The Cinema I: Mangolte Film

This short text written by Babette Mangolte on the occasion of her 2016 film series, tries to bridge the gap between the original intent of films conceptualized in the 1970s or the 1990s with what can be seen in those same films today.

Portraiture

I was very happy about the title Portraiture because many of my visual references come from painting and I have a concept of what portraiture entails over the ages. But it would have been impossible for me to think about portraiture for my films. When I shot most of those films in the 1970s, the preeminent artist who defined portraiture was Andy Warhol, both in films with his Screen Test and in his canvases with series like Marilyn, Elvis, Liz, and more.

My own photography interests lay with experimental theater, new dance and performance art, and that is what I was photographing. My other passion was to be a film spectator of primarily experimental films and videos, two different art forms in 1975 in New York City. My film world was centered on the films of Michael Snow and Ernie Gehr, whom P. Adams Sitney had famously named structuralist filmmakers, to distinguish them from the abstract expressionism of Stan Brakhage, the dominant filmmaker of his generation since the 1950s. I was also a great admirer of Andy Warhol and Jack Smith’s films. Arriving in New York in October 1970, I had seen Brakhage’s second film from his Pittsburgh trilogy Eyes. Brakhage’s free-form camera movements and subjective shots liberated me from the academic restrictions that I had learned in my film school in France. So I owe to Stan Brakhage the desire to try new methods in my cinematography and my filmmaking. But my heart as a film spectator was with Michael Snow’s Wavelength and La Région Centrale and with Ernie Gehr’s Serene Velocity. The “act of seeing” (an expression I borrow from Brakhage) was anchoring my life, and I organized my second film, The Camera: Je, La Camera: I, around the analysis of how we see.
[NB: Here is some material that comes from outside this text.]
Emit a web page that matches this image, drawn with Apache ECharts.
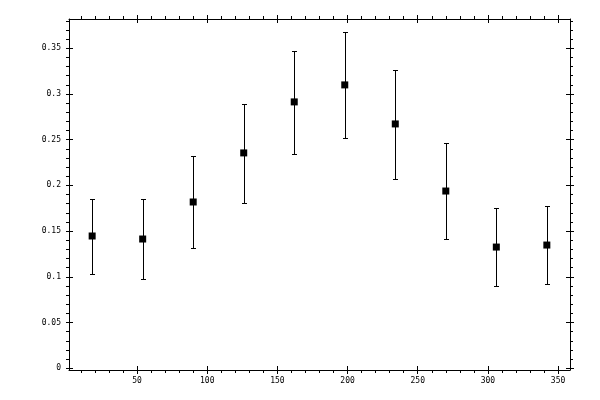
<!DOCTYPE html>
<html>
<head>
<meta charset="utf-8">
<script src="https://cdn.jsdelivr.net/npm/echarts@6/dist/echarts.min.js"></script>
<style>html,body{margin:0;padding:0;background:#fff}#c{width:600px;height:400px}</style>
</head>
<body>
<div id="c"></div>
<script>
const xValues = [18, 54, 90, 126, 162, 198, 234, 270, 306, 342];
const yValues = [0.1446, 0.1413, 0.1818, 0.2355, 0.2913, 0.3099, 0.2672, 0.1938, 0.1325, 0.1347];
const yLow = [0.1029, 0.0975, 0.1314, 0.1807, 0.2344, 0.2519, 0.2073, 0.1413, 0.0898, 0.0920];
const yHigh = [0.1846, 0.1846, 0.2322, 0.2891, 0.3472, 0.3680, 0.3264, 0.2460, 0.1752, 0.1774];
const xTicks = [50, 100, 150, 200, 250, 300, 350];
const xMinorTicks = [10,20,30,40,60,70,80,90,110,120,130,140,160,170,180,190,210,220,230,240,260,270,280,290,310,320,330,340];
const yTicks = [0, 0.05, 0.1, 0.15, 0.2, 0.25, 0.3, 0.35];
const yMinorTicks = [0.01,0.02,0.03,0.04,0.06,0.07,0.08,0.09,0.11,0.12,0.13,0.14,0.16,0.17,0.18,0.19,0.21,0.22,0.23,0.24,0.26,0.27,0.28,0.29,0.31,0.32,0.33,0.34,0.36,0.37,0.38];

const X_MIN = 1.5, X_MAX = 358.5, Y_MIN = -0.002, Y_MAX = 0.382;
const FONT = 'DejaVu Sans Mono';
const lineStyle = { color: '#000', width: 1 };

function mkAxis(kind, position, opts) {
  const a = {
    type: 'value', position: position,
    min: kind === 'x' ? X_MIN : Y_MIN,
    max: kind === 'x' ? X_MAX : Y_MAX,
    splitLine: { show: false },
    axisLine: { show: !!opts.line, onZero: false, lineStyle: lineStyle },
    axisTick: { show: true, inside: !!opts.inside, length: opts.len, customValues: opts.ticks, lineStyle: lineStyle },
    axisLabel: { show: false },
    minorTick: { show: false }
  };
  if (opts.labels) {
    a.axisLabel = { show: true, customValues: opts.ticks, color: '#000', fontFamily: FONT, fontSize: 8, margin: opts.margin };
  }
  return a;
}

const option = {
  animation: false,
  backgroundColor: '#fff',
  grid: { left: 69, top: 19, right: 30, bottom: 30, containLabel: false },
  xAxis: [
    mkAxis('x', 'bottom', { line: true, ticks: xTicks, len: 4, labels: true, margin: 7 }),
    mkAxis('x', 'bottom', { ticks: xTicks, len: 4, inside: true }),
    mkAxis('x', 'bottom', { ticks: xMinorTicks, len: 3 }),
    mkAxis('x', 'top', { line: true, ticks: xTicks, len: 4 }),
    mkAxis('x', 'top', { ticks: xTicks, len: 4, inside: true }),
    mkAxis('x', 'top', { ticks: xMinorTicks, len: 3 })
  ],
  yAxis: [
    mkAxis('y', 'left', { line: true, ticks: yTicks, len: 3, labels: true, margin: 8 }),
    mkAxis('y', 'left', { ticks: yTicks, len: 4, inside: true }),
    mkAxis('y', 'left', { ticks: yMinorTicks, len: 3 }),
    mkAxis('y', 'right', { line: true, ticks: yTicks, len: 4 }),
    mkAxis('y', 'right', { ticks: yTicks, len: 4, inside: true }),
    mkAxis('y', 'right', { ticks: yMinorTicks, len: 3 })
  ],
  series: [
    {
      type: 'custom',
      xAxisIndex: 0, yAxisIndex: 0,
      data: xValues.map((x, i) => [x, yLow[i], yHigh[i]]),
      renderItem: function (params, api) {
        const x = api.value(0);
        const lo = api.coord([x, api.value(1)]);
        const hi = api.coord([x, api.value(2)]);
        const cx = Math.round(lo[0]) + 0.5;
        const ly = Math.round(lo[1]) + 0.5;
        const hy = Math.round(hi[1]) + 0.5;
        const hw = 2.5;
        const st = { stroke: '#000', lineWidth: 1 };
        return {
          type: 'group',
          children: [
            { type: 'line', shape: { x1: cx, y1: ly, x2: cx, y2: hy }, style: st },
            { type: 'line', shape: { x1: cx - hw, y1: ly, x2: cx + hw, y2: ly }, style: st },
            { type: 'line', shape: { x1: cx - hw, y1: hy, x2: cx + hw, y2: hy }, style: st }
          ]
        };
      },
      z: 2
    },
    {
      type: 'scatter',
      xAxisIndex: 0, yAxisIndex: 0,
      data: xValues.map((x, i) => [x, yValues[i]]),
      symbol: 'rect',
      symbolSize: 7,
      itemStyle: { color: '#000', opacity: 1 },
      emphasis: { disabled: true },
      z: 3
    }
  ]
};

const chart = echarts.init(document.getElementById('c'), null, { renderer: 'canvas' });
chart.setOption(option);
</script>
</body>
</html>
To film the act of photography, I didn’t feel that exploring the photographer’s subject matter was interesting, as it is the norm in commercial photography, which didn’t interest me then. I wanted to simulate the action of capturing a photograph for the spectator of my film and to demonstrate the sensibility needed by the photographer to track and record the minute differences in facial expressions and how that motivates the moment of the shutter release that executes the taking of one photograph. My methodology was to explore the two preoccupations of the photographer that are about the representation of volume in the perspectives in the background spaces along with the expressivity of the figure in the foreground. It is the idea of the figure rather than the portrait that anchors my film The Camera: Je, La Camera: I. How the photographer composes the figure in the landscape is what I was after.

That is why I decided to shoot the film in two parts, isolating the component of the figure in the first part, and in the second part, dealing only with the space, which was New York City. I was interested in the shift from my neighborhood below Canal with south of Houston Street or Soho, and the area around New York University, north of Houston Street, which I had discovered while still living on Saint Mark’s Place. Looking up rather than at eye level is what Europeans do when they first arrive in New York, maybe to check that the sky is still blue although the high buildings leave you in their shadows on the sidewalks.

For the other short films included in the program, their motivation was very far from portraiture: Yvonne with Tape was testing Yvonne Rainer’s ability to be goofy and to improvise and look straight into the film camera, something that is not done in traditional filmmaking. (NOW) was testing the manipulation of objects, postcards at first, then empty cigarette packs, and suddenly the film shifts to moving those empty packs to build a pyramidal wall, like in a card game. The film concludes with caressing hands and sexual tease. (NOW) is an experimental narration about a series of activities, with no sound. Film Portrait of Richard Serra was shot during the making of The Camera: Je but I felt that the footage showed such complicity between Richard and me that I decided it was a film on its own. I shot the film title in 1977 but only finished the film in 2007 in digital video. Richard and I had met in Rome in 1972, and in January 1974 I moved into the building where he had lived and worked since the 1960s, so we were neighbors. We liked each other and the film shows that. For the last film Je, Nous, I or Eye, Us everything in it was shot in 1976 and 1977 but it was only edited in 2014 as an essay film on what subjectivity was then and is now.

In spite of all those hybrid references during the making of the films, I feel portrait is fitting as the main thread for the screening of those disparate films, as they share a reflection on what subjectivity is, which was at the center of my preoccupation then and still is now.